__What is expected__. In the material below, find all lines with the string "this" and copy them.

__Provided data__.

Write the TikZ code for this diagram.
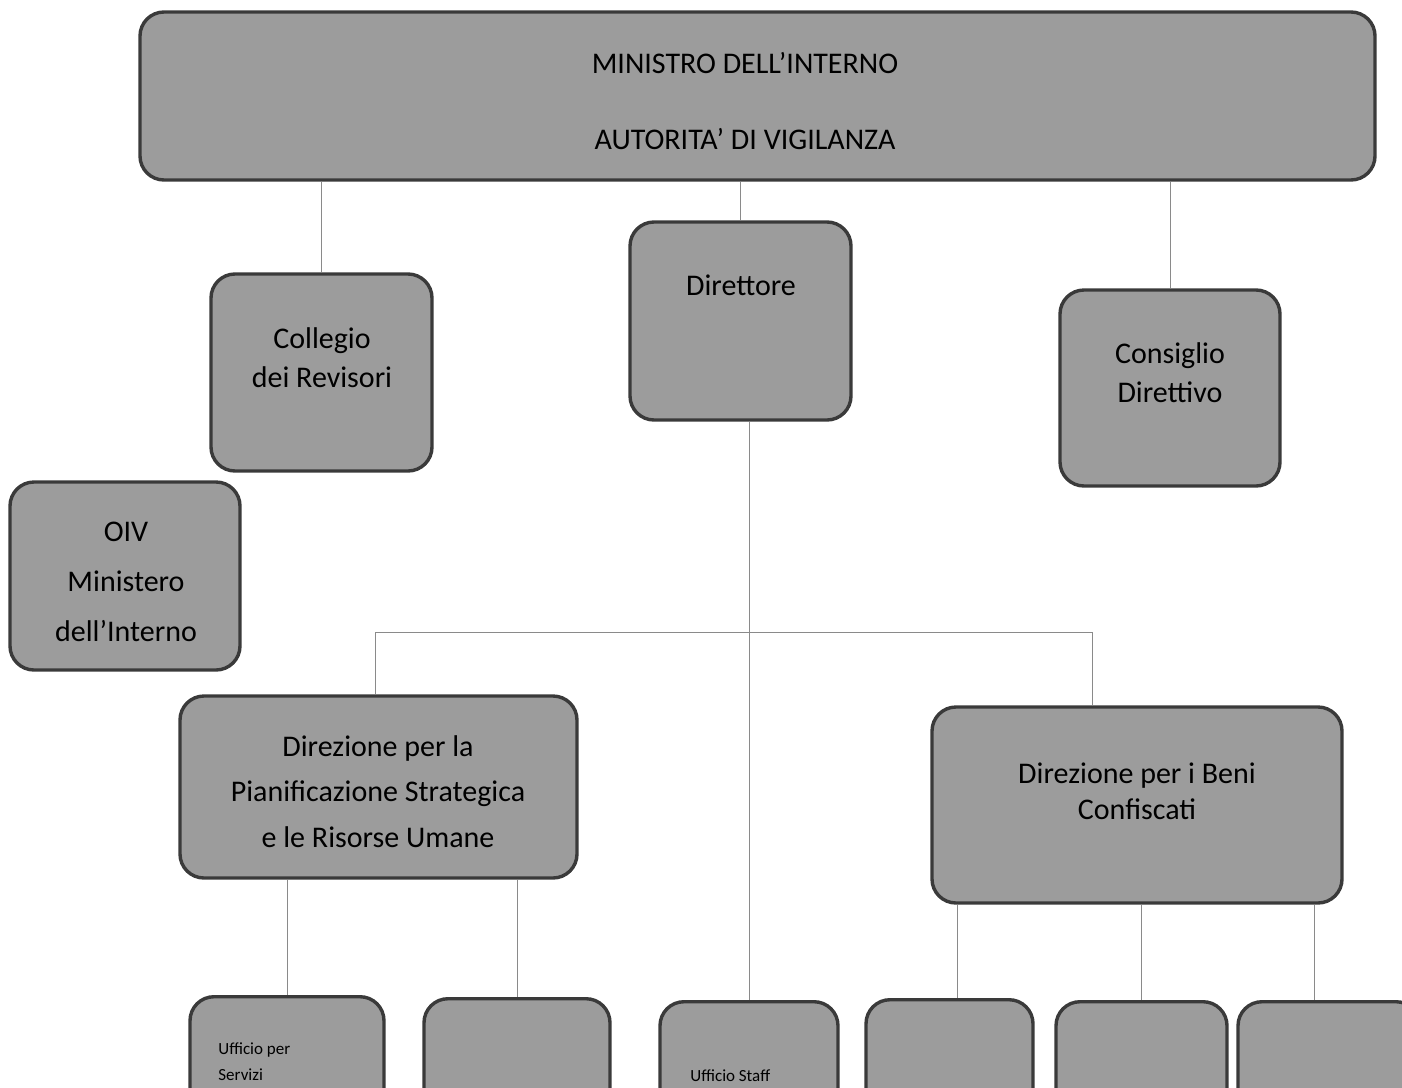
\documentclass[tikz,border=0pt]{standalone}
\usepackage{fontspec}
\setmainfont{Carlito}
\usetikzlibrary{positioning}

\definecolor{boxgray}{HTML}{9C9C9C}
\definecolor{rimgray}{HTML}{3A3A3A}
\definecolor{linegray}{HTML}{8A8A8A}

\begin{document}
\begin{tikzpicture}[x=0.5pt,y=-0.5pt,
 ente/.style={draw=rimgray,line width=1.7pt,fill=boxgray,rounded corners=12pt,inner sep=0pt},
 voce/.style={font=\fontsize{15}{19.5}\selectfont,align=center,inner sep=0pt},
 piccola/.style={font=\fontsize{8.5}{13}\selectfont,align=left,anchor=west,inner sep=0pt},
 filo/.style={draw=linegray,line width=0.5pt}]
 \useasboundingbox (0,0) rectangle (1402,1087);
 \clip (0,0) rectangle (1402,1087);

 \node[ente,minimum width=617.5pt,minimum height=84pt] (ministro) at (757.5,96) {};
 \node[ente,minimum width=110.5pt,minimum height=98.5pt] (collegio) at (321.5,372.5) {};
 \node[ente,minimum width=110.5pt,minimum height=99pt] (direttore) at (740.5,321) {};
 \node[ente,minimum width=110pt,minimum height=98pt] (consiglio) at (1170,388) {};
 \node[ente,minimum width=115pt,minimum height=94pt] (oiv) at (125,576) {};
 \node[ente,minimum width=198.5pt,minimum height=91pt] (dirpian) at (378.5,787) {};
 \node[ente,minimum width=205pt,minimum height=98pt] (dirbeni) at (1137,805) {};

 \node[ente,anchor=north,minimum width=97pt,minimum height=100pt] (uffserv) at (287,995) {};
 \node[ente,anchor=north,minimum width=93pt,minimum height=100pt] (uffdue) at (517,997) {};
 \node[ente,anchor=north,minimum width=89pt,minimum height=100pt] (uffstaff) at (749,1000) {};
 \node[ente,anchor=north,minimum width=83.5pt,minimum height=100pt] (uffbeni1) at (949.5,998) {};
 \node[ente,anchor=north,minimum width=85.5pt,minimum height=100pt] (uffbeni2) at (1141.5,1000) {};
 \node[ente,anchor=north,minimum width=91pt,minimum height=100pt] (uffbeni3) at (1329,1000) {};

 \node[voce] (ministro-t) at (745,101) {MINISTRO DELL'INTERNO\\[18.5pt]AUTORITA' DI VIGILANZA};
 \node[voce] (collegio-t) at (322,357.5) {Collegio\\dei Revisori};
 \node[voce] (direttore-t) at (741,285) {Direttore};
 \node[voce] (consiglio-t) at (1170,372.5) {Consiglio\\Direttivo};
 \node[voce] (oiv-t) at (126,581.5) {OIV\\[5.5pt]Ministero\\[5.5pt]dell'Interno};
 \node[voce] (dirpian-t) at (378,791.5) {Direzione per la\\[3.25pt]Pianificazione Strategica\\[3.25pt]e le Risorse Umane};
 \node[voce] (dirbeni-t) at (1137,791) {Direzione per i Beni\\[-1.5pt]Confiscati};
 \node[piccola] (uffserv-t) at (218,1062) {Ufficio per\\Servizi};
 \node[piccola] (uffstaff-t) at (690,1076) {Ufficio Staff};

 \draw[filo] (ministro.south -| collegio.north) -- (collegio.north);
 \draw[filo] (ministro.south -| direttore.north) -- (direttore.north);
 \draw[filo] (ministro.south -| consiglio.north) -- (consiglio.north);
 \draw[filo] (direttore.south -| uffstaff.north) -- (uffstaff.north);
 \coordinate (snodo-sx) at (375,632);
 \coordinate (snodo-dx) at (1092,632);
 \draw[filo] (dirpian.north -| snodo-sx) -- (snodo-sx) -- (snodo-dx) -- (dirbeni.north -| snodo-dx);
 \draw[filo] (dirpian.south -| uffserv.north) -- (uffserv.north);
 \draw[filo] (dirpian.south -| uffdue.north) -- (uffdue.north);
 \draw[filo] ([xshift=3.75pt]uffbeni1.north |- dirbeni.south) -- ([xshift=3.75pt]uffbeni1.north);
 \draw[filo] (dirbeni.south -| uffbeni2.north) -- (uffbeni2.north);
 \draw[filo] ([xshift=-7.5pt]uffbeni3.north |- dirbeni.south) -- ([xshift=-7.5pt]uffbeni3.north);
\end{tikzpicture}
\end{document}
* * *
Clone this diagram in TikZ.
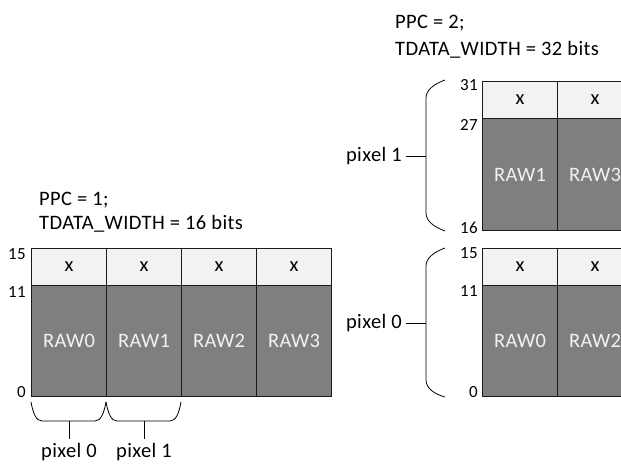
---
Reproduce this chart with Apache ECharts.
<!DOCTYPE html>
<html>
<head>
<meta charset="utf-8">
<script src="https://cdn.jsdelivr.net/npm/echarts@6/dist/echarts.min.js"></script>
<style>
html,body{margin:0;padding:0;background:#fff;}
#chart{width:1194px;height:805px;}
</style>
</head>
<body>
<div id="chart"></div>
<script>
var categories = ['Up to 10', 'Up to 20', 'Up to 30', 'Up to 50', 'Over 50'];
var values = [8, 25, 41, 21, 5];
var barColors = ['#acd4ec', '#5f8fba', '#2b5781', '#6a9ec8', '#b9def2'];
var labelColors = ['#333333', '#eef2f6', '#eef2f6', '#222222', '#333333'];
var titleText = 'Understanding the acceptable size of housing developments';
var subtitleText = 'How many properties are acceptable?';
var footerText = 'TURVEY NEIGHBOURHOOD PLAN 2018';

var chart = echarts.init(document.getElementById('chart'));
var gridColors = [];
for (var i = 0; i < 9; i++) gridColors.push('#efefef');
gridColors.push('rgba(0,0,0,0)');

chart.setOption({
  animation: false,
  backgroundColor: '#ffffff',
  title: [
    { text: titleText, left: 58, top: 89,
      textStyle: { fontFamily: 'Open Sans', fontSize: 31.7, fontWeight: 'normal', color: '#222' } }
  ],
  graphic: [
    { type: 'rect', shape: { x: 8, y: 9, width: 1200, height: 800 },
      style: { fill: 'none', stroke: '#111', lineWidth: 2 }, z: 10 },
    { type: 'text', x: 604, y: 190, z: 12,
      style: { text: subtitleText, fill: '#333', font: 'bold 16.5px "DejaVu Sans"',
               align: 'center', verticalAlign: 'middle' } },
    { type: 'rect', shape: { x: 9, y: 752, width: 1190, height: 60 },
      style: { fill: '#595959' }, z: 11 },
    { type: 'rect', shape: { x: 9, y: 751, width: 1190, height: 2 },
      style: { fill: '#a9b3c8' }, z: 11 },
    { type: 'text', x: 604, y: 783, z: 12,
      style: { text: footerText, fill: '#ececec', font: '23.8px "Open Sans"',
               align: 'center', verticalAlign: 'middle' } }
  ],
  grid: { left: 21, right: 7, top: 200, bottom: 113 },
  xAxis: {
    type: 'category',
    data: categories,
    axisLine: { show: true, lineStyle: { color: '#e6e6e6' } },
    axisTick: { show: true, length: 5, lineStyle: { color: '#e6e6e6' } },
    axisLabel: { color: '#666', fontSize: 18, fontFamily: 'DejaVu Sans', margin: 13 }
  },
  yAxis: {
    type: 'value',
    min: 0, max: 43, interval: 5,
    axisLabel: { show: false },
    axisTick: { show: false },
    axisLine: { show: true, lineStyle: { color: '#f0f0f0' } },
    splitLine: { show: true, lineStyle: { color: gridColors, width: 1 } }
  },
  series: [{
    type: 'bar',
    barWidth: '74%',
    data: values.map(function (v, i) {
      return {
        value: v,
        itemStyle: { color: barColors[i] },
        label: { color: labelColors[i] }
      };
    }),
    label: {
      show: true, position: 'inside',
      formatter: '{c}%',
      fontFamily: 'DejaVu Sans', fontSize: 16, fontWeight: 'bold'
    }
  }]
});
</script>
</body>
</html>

__Reply__.
Write the TikZ code for this diagram.
Clone this diagram in TikZ.
Reproduce this chart with Apache ECharts.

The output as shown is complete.